The research, led by Jonathan Inglis of Protocol Theory, indicates that wealthier adults are nearly three times likelier to use self-custodial wallets. Petr Kozyakov, CEO of Mercuryo, confirms this disparity, noting that crypto adoption, while growing, is uneven. Over half of Americans earning over $100,000 own crypto, compared to just a quarter of those earning under $40,000.
The report also flags concerns about Bitcoin ATMs, which are more prevalent in low-income areas. These machines often charge high fees and are frequently used by lower-income communities for remittances and cash-to-crypto conversions. However, specific data on the distribution of Bitcoin ATMs across socioeconomic demographics is not detailed.

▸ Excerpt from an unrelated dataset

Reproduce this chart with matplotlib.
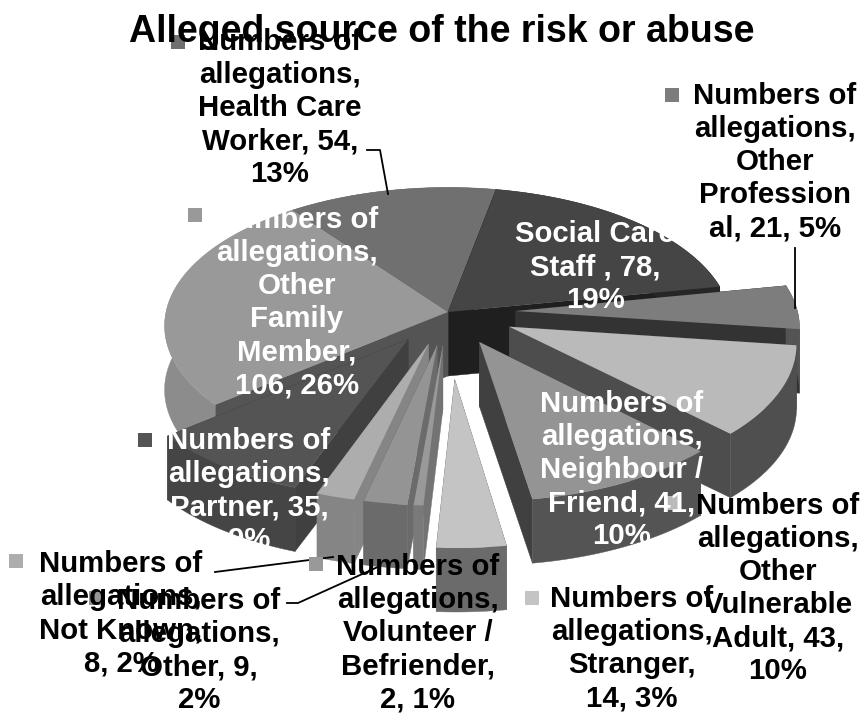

Wallets themselves face deep barriers, with only 13% of Americans finding them easy to use and just 12% feeling they fit naturally into their money management. New users struggle with complex transaction processes and a clunky user experience (UX).
The report suggests that crypto risks exacerbating inequality, with wealthier users enjoying easier access and lower costs. To accelerate adoption, the industry must focus on making wallets simple, safe, and affordable for everyday use. Addressing these issues could help bridge the widening gap in crypto adoption.